GLP-1 Reward-Circuit Biology Remains Mechanistically Unclear
The source notes that semaglutide does not readily cross the blood-brain barrier, so the mechanism behind reduced cocaine choice remains unresolved. GLP-1 receptors are still relevant to reward circuitry through indirect and circuit-specific routes.
Prior work cited in the study links GLP-1 receptor signaling to ventral tegmental area GABA neurons and reduced dopamine activity. Cocaine reinforcement depends heavily on mesolimbic dopamine signaling, so that circuit route is plausible.
- Known challenge: Semaglutide’s limited blood-brain-barrier crossing complicates a simple central-drug explanation.
- Candidate pathway: GLP-1 receptor effects on VTA GABA neurons may reduce dopamine activity.
- Needed experiment: GLP-1 antagonists could test whether receptor blockade prevents the cocaine-choice effect.
Mechanism matters for drug development because GLP-1 agents differ in pharmacology, dosing, side effects, and brain access.
Human Cocaine Use Disorder Trials Are Still the Real Test
The study supports clinical evaluation of semaglutide as a candidate cocaine use disorder medication. It does not show that semaglutide reduces cocaine use in people.
One cited human laboratory study with acute exenatide did not reduce cocaine self-administration or subjective effects, but that design tested a single acute dose.

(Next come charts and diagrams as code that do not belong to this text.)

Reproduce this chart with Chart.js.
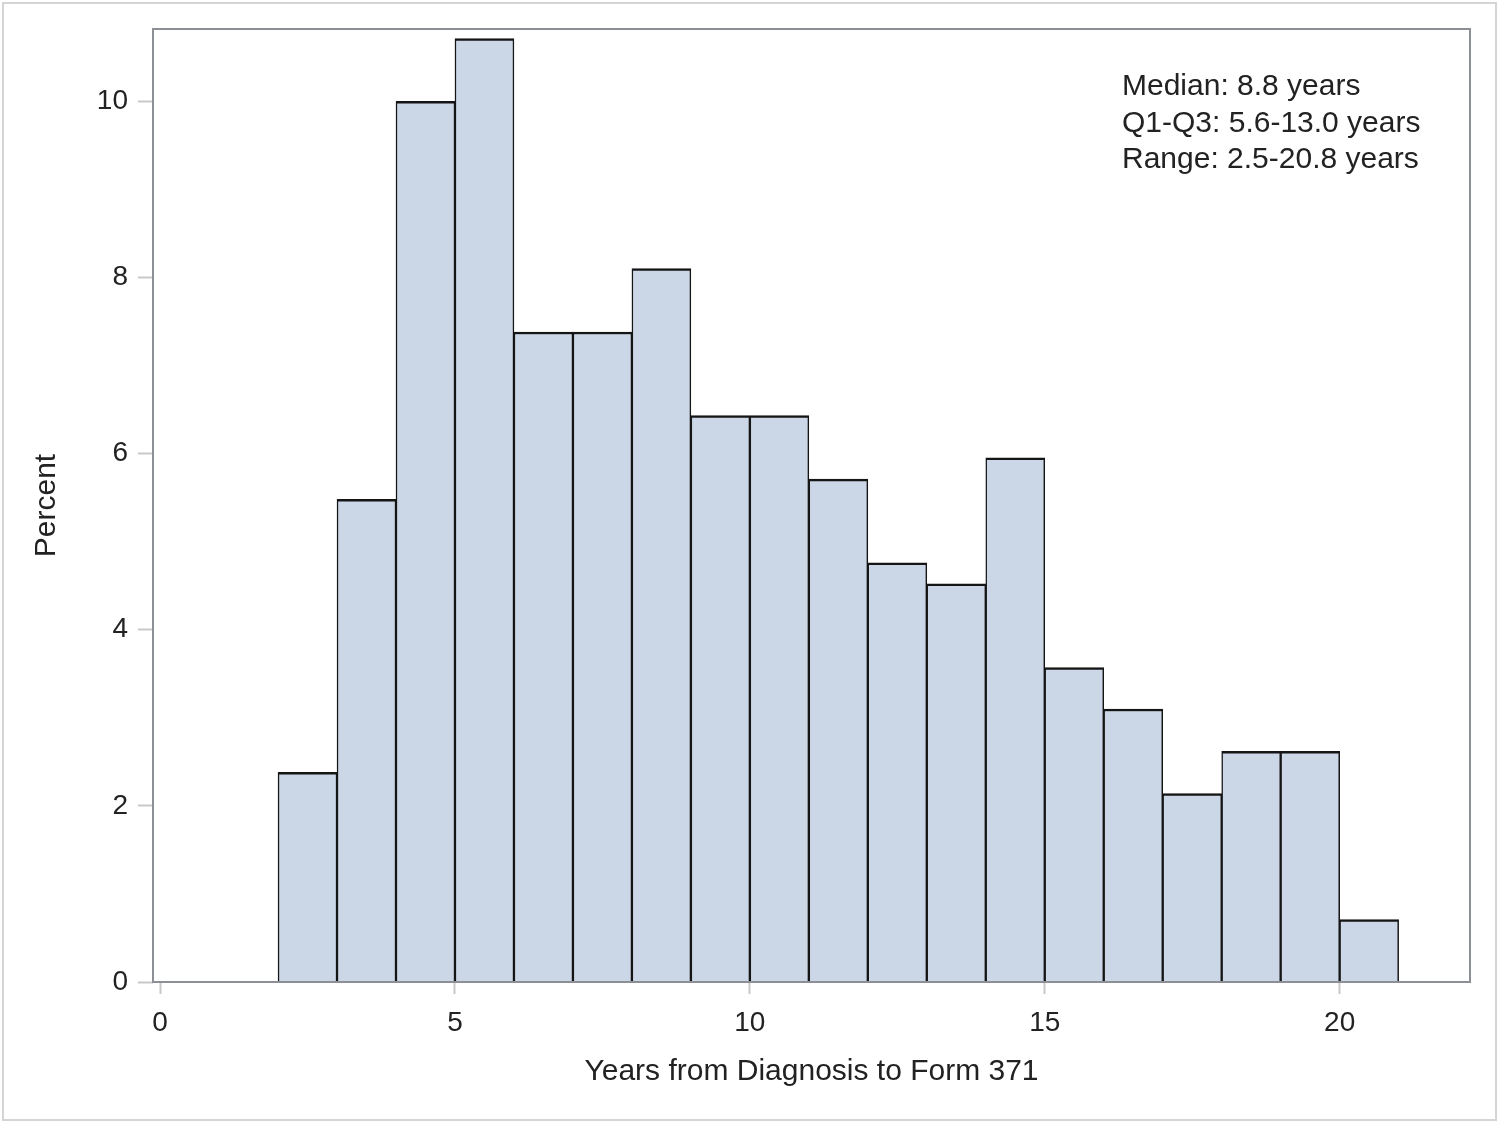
<!DOCTYPE html>
<html>
<head>
<meta charset="utf-8">
<script src="https://cdn.jsdelivr.net/npm/chart.js@4/dist/chart.umd.min.js"></script>
<style>
  html, body { margin: 0; padding: 0; background: #fff; }
  #wrap { width: 1499px; height: 1123px; }
</style>
</head>
<body>
<div id="wrap"><canvas id="hist" width="1499" height="1123"></canvas></div>
<script>
// bin centres (years) and percent of patients per 1-year bin
const binCenters = [2.5, 3.5, 4.5, 5.5, 6.5, 7.5, 8.5, 9.5, 10.5, 11.5, 12.5, 13.5, 14.5, 15.5, 16.5, 17.5, 18.5, 19.5, 20.5];
const percents = [2.38, 5.48, 10.0, 10.71, 7.38, 7.38, 8.10, 6.43, 6.43, 5.71, 4.76, 4.52, 5.95, 3.57, 3.10, 2.14, 2.62, 2.62, 0.71];
const statLines = ["Median: 8.8 years", "Q1-Q3: 5.6-13.0 years", "Range: 2.5-20.8 years"];

const FONT = "'Liberation Sans', Arial, sans-serif";
const TEXT = "#222";

// plot frame + outer border + stats text
const framePlugin = {
  id: "frame",
  afterDatasetsDraw(chart) {
    const { ctx, chartArea: a } = chart;
    ctx.save();
    ctx.strokeStyle = "#8c9096";
    ctx.lineWidth = 2;
    ctx.strokeRect(a.left, a.top, a.right - a.left, a.bottom - a.top);
    ctx.strokeStyle = "#d4d4d4";
    ctx.lineWidth = 2;
    ctx.strokeRect(3, 3, chart.width - 6, chart.height - 6);
    ctx.fillStyle = TEXT;
    ctx.font = "30px " + FONT;
    ctx.textAlign = "left";
    ctx.textBaseline = "alphabetic";
    statLines.forEach((t, i) => ctx.fillText(t, 1122, 95 + i * 36.5));
    ctx.restore();
  }
};

new Chart(document.getElementById("hist").getContext("2d"), {
  type: "bar",
  data: {
    datasets: [{
      data: binCenters.map((x, i) => ({ x, y: percents[i] })),
      backgroundColor: "#cbd6e6",
      borderColor: "#151515",
      borderWidth: { top: 2.5, left: 1.5, right: 1.5, bottom: 0 },
      borderSkipped: false,
      barPercentage: 1,
      categoryPercentage: 1
    }]
  },
  options: {
    responsive: false,
    animation: false,
    layout: { padding: { left: 20, top: 29, right: 29, bottom: 20 } },
    plugins: { legend: { display: false }, tooltip: { enabled: false } },
    scales: {
      x: {
        type: "linear",
        offset: false,
        min: -0.12,
        max: 22.21,
        afterFit: s => { s.height = 121; },
        border: { display: false },
        grid: { offset: false, drawOnChartArea: false, tickLength: 12, tickColor: "#c8c8c8", tickWidth: 2 },
        ticks: { stepSize: 5, includeBounds: false, color: TEXT, padding: 12, maxRotation: 0, font: { family: FONT, size: 28 } },
        title: { display: true, text: "Years from Diagnosis to Form 371", color: TEXT, padding: 13, font: { family: FONT, size: 30 } }
      },
      y: {
        min: 0,
        max: 10.82,
        afterFit: s => { s.width = 133; },
        border: { display: false },
        grid: { drawOnChartArea: false, tickLength: 15, tickColor: "#c8c8c8", tickWidth: 2 },
        ticks: { stepSize: 2, includeBounds: false, color: TEXT, padding: 10, font: { family: FONT, size: 28 } },
        title: { display: true, text: "Percent", color: TEXT, padding: 9, font: { family: FONT, size: 30 } }
      }
    }
  },
  plugins: [framePlugin]
});
</script>
</body>
</html>
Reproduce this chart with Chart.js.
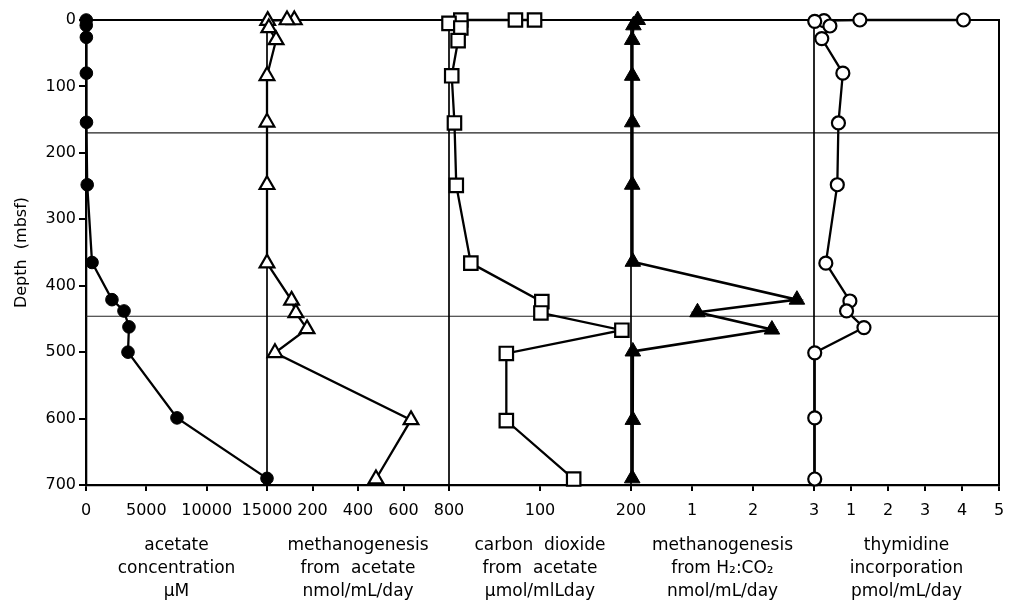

The rat study intentionally used repeated dosing to improve translational relevance.
- Preclinical strength: Repeated dosing and choice procedures are closer to medication-development logic than a single acute screen.
- Preclinical limit: Small rat samples cannot estimate human treatment effects or adverse-event tradeoffs.
- Clinical next step: Randomized trials would need cocaine-use outcomes, retention, craving, body-weight effects, and safety monitoring.
The narrow conclusion is that repeated semaglutide reduced cocaine choice in rats while increasing food choice. Semaglutide deserves clinical testing, but this study does not make it a cocaine use disorder treatment.
Citation: DOI: 10.1038/s41386-026-02386-2. Heslep et al. Repeated semaglutide treatment attenuates cocaine-vs-food choice in male and female rats. Neuropsychopharmacology. 2026.
Study Design: Preclinical cocaine-vs-food choice and behavioral-economic demand study in rats.
Sample/Model: Main choice procedure used 12 rats, 6 male and 6 female; behavioral-economic demand procedure used 7 rats.
Key Statistic: Repeated 0.1 and 0.32 mg/kg/day semaglutide significantly reduced cocaine choice across 5 treatment days, while 0.32 mg/kg/day shifted behavior away from cocaine in the demand procedure.
Caveat: Rat choice behavior is not human cocaine-use disorder treatment evidence; clinical trials are needed to test efficacy and safety.